Quando analisamos como têm evoluído os rendimentos da população, vemos, pois, que os rendimentos superiores cresceram bem mais rapidamente que os rendimentos da grande maioria da população. Assim, os cem dirigentes empresariais mais bem pagos naqueles países passaram de receber 20 vezes o rendimento médio do trabalhador nos anos oitenta, para 60 vezes em 1998 e 160 vezes em 2012.

Este crescimento atribui-se, em círculos econômicos próximos ao capital financeiro, ao crescimento da produtividade desses empresários. Este é o argumento que é constantemente apresentado para justificar o crescimento desmesurado dos rendimentos superiores. O erro e a falácia deste raciocínio é fácil de mostrar. O fato de essas remunerações terem crescido tanto nestes países nada tem a ver (repito, nada a ver) com aumentos de produtividade, mas sim com o poder político que estes setores muito minoritários têm. Quanto mais poder político, maior é o crescimento da sua riqueza.

Por que os salários dos banqueiros e dos grandes empresários são tão altos

E a maneira como se expressa este poder é também fácil de ver. Olhem a política fiscal. Onde estes rendimentos subiram mais rapidamente é onde o encargo fiscal real (e não o nominal ou teórico) que existe sobre os lucros do capital e sobre os salários dos indivíduos de maior rendimento têm descido mais. O encargo dos rendimentos superiores tem decrescido de uma maneira muito notável, sendo esta uma das causas do aumento das desigualdades.

Desta análise concluir-se-ia que a solução – isto é, a diminuição das enormes desigualdades – passaria por um aumento muito grande e generalizado dos encargos sobre os rendimentos derivados da propriedade e também da gestão do capital, o que não ocorrerá a não ser que haja uma viragem de quase 180º na relação capital-trabalho nestes países. A maior causa do crescimento das desigualdades é o enorme aumento do poder político do capital sobre o mundo do trabalho (ver “Capital-Trabalho: a origem da crise atual”, Le Monde Diplomatique, julho de 2013).

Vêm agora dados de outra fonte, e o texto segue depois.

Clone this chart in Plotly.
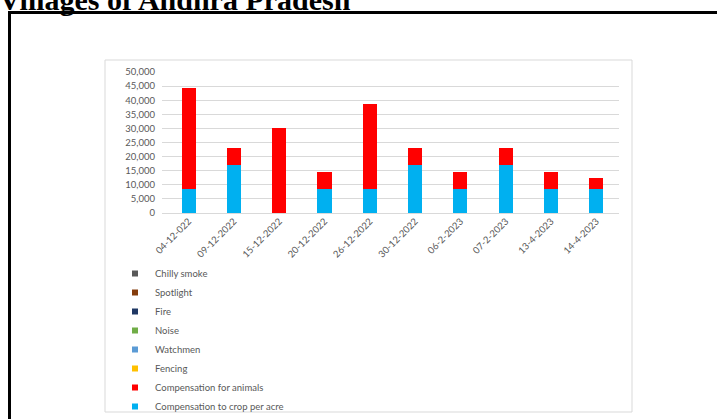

O fato de isso não ocorrer não se deve a que a população se tenha direitizado. Na realidade, o grau de tolerância da maioria da população dos dois lados do Atlântico Norte em relação às desigualdades tem diminuído exponencialmente. Parcelas elevadíssimas da população (de 74% a 82%) assinalam que as desigualdades são demasiado elevadas. Ora bem, a captura do establishment político por esses setores sociais explica a continuidade e permanência das desigualdades. Isso explica que nos países cujo sistema democrático permite formas de democracia direta, como referendos, tenha havido um número crescente de propostas para limitar o salário máximo. O caso mais recente foi o ocorrido na Suíça, no qual foi posta a referendo a proposta de que nenhum salário fosse mais de 12 vezes superior ao mínimo (um leque salarial bem mais reduzido que o existente hoje na maioria de países de economias avançadas). É interessante que 35% da população votou a favor, uma percentagem muita maior do que se esperava, na primeira tentativa de controlar diretamente as desigualdades. Seria interessante que se fizesse esse referendo na Espanha (onde as enormes limitações da democracia não permitem tais tipos de referendos).

Nos EUA tem havido um movimento bastante bem sucedido em vários estados que exige não já o salário mínimo, mas sim um salário decente (fair wages), de forma que em muitos contratos com autoridades públicas é exigido este tipo de salário em vez do salário mínimo. Seria muito importante que na Espanha houvesse um movimento liderado pelos sindicatos que exigisse às autoridades públicas que não contratassem empresas que paguem menos que o que deveria ser definido como salário digno, acrescentando, além disso, a necessidade de se fazer um referendo, como se fez na Suíça, para limitar o nível salarial do 1% da população com nível de rendimento superior do país.